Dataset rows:
####################

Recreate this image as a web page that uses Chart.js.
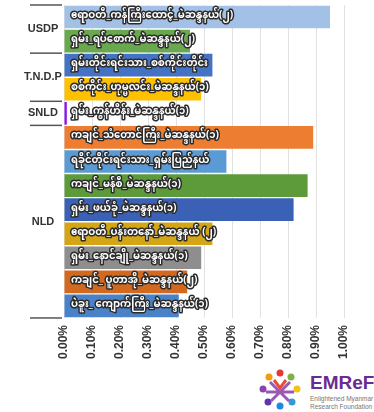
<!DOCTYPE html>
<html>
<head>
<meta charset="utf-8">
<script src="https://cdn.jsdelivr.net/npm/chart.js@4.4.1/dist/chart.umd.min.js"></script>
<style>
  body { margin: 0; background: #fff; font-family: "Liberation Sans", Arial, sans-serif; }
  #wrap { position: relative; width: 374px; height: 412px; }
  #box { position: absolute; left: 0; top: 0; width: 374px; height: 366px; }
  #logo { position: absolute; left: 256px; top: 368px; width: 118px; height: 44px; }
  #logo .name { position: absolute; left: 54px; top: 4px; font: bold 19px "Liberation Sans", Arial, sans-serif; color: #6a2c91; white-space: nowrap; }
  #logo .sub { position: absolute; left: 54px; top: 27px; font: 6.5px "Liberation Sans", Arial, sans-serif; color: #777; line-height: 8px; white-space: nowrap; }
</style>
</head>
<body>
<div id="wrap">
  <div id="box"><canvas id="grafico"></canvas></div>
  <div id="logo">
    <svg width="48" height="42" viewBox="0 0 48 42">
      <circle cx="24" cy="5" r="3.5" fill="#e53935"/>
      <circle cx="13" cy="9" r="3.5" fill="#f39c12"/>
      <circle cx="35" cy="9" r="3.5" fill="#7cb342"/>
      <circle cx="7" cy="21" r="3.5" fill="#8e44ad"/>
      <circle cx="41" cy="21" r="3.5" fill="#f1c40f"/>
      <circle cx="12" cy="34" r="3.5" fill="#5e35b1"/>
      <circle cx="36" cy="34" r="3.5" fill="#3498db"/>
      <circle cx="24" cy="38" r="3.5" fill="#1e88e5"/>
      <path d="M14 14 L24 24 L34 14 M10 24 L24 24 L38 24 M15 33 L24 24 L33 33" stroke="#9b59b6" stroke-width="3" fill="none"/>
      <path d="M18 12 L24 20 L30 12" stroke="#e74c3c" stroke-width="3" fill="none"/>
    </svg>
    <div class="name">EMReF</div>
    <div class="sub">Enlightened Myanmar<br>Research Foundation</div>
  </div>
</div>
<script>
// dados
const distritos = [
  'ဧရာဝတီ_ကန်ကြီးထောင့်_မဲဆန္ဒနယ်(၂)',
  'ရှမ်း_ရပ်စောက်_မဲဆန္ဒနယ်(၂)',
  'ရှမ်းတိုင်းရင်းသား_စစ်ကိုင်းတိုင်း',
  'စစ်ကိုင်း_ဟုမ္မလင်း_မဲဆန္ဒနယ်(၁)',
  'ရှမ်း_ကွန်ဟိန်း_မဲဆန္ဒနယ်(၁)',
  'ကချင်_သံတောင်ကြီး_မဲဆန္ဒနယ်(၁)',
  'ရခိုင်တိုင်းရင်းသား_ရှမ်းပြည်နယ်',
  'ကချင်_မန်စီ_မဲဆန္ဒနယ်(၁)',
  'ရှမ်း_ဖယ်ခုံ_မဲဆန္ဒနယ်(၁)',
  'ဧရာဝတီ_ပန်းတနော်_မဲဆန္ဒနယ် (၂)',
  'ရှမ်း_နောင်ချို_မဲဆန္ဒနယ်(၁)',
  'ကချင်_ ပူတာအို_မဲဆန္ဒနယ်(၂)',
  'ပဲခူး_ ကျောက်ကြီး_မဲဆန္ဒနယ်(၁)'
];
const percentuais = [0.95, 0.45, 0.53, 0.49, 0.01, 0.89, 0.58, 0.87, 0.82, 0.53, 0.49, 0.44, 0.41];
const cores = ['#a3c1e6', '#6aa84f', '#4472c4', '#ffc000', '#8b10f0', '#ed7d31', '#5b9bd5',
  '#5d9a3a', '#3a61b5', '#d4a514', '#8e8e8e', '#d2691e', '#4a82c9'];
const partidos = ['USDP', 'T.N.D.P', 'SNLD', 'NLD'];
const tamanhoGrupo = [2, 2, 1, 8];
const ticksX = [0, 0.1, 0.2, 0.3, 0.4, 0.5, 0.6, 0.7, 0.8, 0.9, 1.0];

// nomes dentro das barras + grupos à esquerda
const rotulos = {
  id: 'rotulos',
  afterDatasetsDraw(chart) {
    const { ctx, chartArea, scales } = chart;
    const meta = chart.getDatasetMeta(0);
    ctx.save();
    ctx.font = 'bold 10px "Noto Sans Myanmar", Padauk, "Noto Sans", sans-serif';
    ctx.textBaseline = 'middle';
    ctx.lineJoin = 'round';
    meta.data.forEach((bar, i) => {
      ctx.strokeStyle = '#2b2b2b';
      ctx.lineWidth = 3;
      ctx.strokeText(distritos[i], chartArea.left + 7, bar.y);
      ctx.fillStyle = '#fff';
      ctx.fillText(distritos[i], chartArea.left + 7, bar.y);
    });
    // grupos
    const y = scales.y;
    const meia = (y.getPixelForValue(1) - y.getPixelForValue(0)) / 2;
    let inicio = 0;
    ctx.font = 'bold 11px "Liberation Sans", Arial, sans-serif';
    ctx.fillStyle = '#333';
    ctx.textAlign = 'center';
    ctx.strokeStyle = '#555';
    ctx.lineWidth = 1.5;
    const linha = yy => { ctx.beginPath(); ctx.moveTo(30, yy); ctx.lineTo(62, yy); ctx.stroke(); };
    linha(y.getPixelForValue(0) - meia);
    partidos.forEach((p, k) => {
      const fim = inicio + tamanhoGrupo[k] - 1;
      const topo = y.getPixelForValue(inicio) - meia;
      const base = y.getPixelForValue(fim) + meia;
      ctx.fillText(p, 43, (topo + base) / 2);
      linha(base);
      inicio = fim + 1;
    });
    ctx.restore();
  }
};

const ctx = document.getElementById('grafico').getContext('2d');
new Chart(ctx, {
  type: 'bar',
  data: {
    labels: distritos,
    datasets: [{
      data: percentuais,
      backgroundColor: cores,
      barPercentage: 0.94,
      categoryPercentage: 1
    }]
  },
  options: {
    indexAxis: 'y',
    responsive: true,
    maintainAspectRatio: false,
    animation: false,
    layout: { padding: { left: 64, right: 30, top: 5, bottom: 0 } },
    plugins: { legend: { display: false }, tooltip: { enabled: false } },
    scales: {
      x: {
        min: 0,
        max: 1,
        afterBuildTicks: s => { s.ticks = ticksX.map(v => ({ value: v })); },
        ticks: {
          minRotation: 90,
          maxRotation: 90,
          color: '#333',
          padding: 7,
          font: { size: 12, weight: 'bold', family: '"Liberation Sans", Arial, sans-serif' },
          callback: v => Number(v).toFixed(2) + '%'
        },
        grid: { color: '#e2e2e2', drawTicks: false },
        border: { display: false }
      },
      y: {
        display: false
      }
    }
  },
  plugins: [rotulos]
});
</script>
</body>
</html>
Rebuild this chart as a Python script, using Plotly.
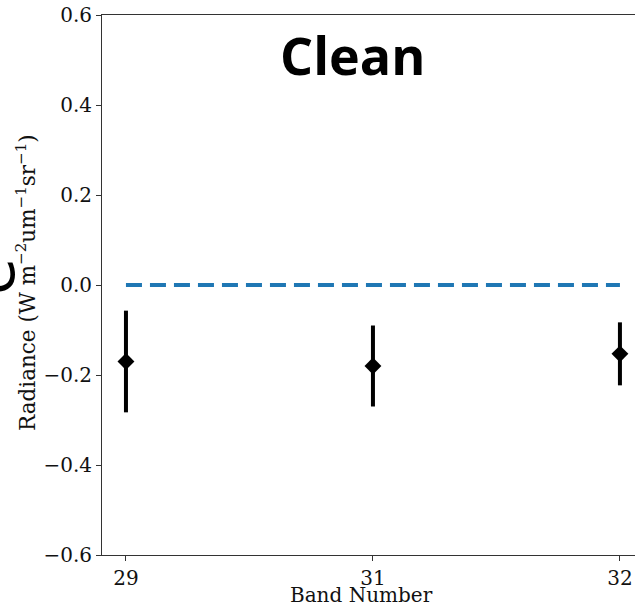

####################

• _REQUEST_
Return every line containing "script".

• _ANSWER IN FULL_
<script src="https://cdn.jsdelivr.net/npm/chart.js@4.4.1/dist/chart.umd.min.js"></script>
<script>
</script>
Rebuild this chart as a Python script, using Plotly.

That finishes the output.